Given task:
Count how many lines contain the word "that". Respond with the number alone.

Supplied entries:

====

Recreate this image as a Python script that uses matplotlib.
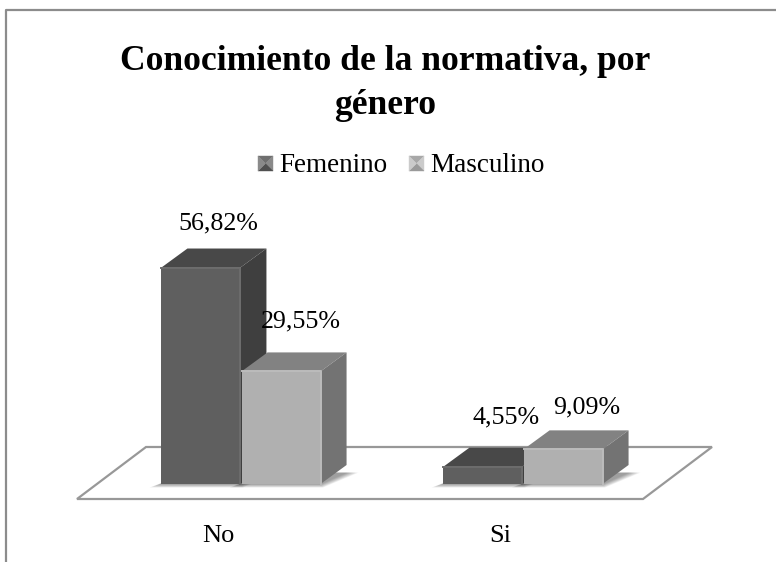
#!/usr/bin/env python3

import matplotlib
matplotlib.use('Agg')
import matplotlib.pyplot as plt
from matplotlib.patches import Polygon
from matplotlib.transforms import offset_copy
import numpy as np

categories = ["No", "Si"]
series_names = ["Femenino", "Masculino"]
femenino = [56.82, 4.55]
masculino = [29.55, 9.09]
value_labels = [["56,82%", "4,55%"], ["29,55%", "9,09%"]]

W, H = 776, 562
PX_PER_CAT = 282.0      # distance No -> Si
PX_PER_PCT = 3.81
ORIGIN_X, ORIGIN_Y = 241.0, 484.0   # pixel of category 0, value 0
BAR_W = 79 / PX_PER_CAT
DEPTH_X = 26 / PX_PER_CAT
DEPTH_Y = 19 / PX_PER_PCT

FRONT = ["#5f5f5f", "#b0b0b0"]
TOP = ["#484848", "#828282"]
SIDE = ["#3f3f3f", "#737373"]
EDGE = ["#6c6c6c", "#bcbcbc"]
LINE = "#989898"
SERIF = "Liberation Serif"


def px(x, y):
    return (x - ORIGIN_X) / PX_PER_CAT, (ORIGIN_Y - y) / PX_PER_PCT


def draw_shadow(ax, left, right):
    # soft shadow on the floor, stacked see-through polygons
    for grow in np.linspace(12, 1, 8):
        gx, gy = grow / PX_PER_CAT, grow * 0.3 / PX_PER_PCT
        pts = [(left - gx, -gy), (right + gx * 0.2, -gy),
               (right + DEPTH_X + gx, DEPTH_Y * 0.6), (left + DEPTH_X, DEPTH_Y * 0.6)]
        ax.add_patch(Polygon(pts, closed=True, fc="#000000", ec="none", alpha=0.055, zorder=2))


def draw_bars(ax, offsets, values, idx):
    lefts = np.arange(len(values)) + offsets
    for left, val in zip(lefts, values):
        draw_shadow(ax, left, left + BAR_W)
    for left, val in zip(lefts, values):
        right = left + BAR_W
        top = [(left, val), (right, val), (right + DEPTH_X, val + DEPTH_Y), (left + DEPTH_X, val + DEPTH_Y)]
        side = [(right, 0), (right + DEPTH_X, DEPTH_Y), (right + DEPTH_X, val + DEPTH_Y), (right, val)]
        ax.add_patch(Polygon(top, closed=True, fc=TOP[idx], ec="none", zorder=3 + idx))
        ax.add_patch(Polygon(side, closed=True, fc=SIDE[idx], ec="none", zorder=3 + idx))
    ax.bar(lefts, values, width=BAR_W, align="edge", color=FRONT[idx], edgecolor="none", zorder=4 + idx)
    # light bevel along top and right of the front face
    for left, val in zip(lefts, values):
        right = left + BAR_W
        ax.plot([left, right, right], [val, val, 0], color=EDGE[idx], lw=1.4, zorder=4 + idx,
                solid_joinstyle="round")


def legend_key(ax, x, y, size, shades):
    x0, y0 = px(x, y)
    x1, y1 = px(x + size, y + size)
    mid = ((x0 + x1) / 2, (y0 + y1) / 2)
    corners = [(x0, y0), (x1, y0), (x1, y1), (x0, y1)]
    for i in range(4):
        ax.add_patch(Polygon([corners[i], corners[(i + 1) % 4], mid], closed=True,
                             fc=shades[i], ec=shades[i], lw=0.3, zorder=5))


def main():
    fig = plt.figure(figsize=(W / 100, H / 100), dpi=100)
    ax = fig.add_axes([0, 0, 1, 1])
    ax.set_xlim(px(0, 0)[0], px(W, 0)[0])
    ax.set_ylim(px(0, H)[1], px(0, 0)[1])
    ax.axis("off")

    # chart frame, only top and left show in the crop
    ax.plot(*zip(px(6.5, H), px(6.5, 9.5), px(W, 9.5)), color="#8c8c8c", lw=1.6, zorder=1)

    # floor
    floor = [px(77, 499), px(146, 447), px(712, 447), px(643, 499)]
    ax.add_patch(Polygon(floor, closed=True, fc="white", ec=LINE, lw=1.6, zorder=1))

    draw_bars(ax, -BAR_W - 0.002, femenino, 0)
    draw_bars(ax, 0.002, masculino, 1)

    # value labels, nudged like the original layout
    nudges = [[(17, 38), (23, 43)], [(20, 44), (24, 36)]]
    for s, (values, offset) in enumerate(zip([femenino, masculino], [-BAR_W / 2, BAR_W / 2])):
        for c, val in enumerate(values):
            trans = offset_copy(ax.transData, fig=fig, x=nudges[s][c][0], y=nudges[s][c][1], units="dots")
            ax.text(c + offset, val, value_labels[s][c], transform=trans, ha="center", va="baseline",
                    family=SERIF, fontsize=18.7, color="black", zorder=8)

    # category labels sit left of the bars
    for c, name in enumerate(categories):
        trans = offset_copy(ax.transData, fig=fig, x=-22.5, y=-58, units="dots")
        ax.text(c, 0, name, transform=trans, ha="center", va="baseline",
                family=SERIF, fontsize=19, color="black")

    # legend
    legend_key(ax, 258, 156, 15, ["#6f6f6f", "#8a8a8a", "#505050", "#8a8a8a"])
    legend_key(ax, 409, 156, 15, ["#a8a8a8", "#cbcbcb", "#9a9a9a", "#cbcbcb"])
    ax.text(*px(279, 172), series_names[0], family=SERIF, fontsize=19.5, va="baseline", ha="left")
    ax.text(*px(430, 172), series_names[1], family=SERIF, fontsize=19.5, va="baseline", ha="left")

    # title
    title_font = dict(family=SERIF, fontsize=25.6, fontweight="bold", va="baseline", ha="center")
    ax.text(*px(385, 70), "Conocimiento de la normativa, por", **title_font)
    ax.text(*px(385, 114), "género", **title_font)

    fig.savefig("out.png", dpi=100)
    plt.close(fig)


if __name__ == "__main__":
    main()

====

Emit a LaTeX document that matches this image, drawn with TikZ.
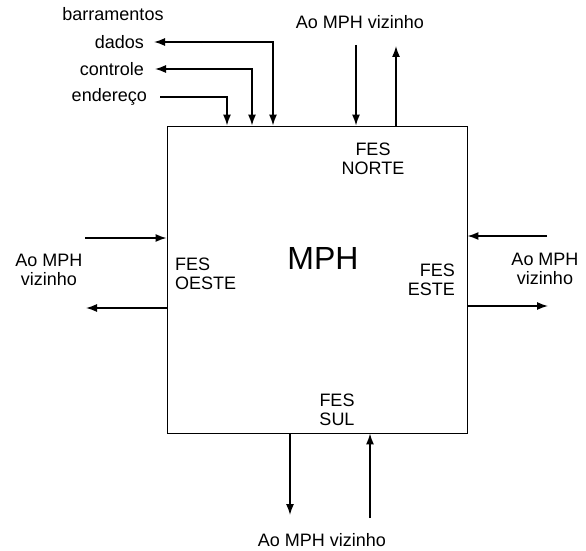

====

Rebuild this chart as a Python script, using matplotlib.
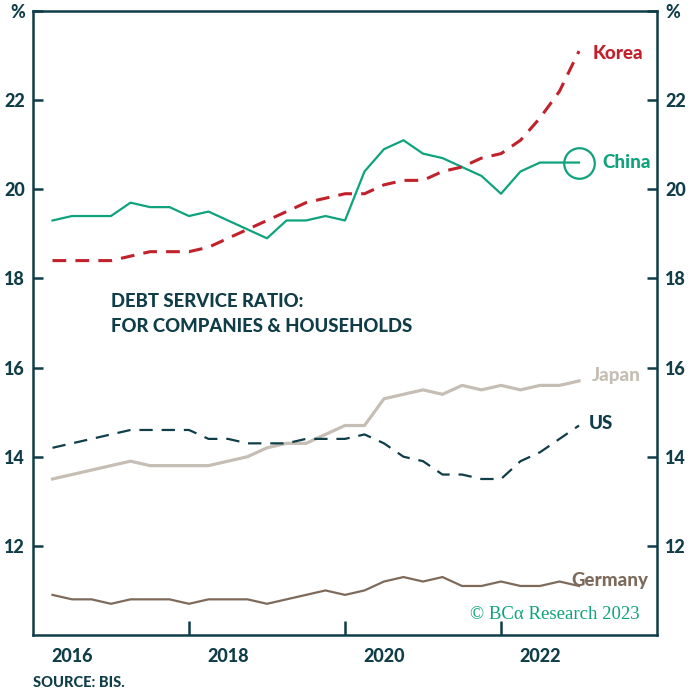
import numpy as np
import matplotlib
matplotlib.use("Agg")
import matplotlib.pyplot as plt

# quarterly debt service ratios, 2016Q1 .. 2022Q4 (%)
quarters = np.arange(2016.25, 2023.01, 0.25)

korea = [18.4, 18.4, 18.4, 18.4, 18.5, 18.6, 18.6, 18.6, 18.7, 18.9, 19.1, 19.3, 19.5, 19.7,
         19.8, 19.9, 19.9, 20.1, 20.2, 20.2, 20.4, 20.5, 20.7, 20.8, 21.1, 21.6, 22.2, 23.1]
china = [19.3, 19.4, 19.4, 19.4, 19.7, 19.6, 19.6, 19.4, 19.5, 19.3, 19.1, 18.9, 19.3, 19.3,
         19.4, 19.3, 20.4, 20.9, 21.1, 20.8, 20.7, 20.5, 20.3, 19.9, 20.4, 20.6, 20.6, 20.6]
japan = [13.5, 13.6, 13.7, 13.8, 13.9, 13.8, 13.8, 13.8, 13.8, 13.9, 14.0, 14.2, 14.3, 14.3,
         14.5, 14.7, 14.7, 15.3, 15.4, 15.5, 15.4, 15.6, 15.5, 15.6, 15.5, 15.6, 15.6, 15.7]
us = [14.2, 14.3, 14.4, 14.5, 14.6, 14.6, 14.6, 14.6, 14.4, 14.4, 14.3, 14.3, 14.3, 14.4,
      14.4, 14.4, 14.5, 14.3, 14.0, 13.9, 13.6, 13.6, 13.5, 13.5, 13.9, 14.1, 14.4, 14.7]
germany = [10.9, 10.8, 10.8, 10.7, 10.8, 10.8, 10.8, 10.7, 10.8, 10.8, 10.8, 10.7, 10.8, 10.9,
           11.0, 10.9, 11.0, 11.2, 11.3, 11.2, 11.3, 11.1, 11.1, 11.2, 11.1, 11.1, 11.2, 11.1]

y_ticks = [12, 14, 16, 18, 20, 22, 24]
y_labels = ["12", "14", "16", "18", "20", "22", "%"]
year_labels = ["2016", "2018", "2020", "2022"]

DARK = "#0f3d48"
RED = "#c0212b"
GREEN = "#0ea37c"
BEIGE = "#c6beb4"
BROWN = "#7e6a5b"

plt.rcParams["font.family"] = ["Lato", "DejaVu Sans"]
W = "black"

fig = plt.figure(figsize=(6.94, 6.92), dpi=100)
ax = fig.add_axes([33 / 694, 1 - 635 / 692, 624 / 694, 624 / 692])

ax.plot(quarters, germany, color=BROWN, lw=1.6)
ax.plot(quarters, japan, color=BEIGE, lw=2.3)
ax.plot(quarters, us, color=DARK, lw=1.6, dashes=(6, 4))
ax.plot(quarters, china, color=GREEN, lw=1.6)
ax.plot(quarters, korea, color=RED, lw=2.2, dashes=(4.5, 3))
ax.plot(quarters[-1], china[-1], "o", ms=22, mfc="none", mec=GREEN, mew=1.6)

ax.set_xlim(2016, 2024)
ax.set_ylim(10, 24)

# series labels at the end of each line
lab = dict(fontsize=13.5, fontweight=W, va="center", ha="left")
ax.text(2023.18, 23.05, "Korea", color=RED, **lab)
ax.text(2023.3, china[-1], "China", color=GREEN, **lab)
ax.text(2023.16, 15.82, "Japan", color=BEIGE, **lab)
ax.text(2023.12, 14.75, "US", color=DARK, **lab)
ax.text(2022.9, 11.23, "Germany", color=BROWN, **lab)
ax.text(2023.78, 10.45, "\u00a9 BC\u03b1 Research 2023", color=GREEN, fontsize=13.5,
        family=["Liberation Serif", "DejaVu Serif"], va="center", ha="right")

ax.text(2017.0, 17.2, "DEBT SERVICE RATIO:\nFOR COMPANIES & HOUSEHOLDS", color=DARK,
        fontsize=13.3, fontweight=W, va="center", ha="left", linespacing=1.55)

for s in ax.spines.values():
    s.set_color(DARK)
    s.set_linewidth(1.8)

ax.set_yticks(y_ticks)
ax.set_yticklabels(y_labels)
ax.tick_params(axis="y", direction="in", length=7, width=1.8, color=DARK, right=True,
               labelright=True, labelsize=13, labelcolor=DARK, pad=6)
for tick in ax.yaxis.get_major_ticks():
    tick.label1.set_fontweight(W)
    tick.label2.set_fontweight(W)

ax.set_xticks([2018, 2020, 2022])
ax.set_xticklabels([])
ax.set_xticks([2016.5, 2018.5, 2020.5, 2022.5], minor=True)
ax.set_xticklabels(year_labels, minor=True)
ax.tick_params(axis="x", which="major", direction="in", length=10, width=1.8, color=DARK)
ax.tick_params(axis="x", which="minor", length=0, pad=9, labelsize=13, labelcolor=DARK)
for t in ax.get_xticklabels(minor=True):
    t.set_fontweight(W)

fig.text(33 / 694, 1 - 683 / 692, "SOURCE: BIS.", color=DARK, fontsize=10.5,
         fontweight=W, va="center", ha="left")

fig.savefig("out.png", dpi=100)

====

Task result:
2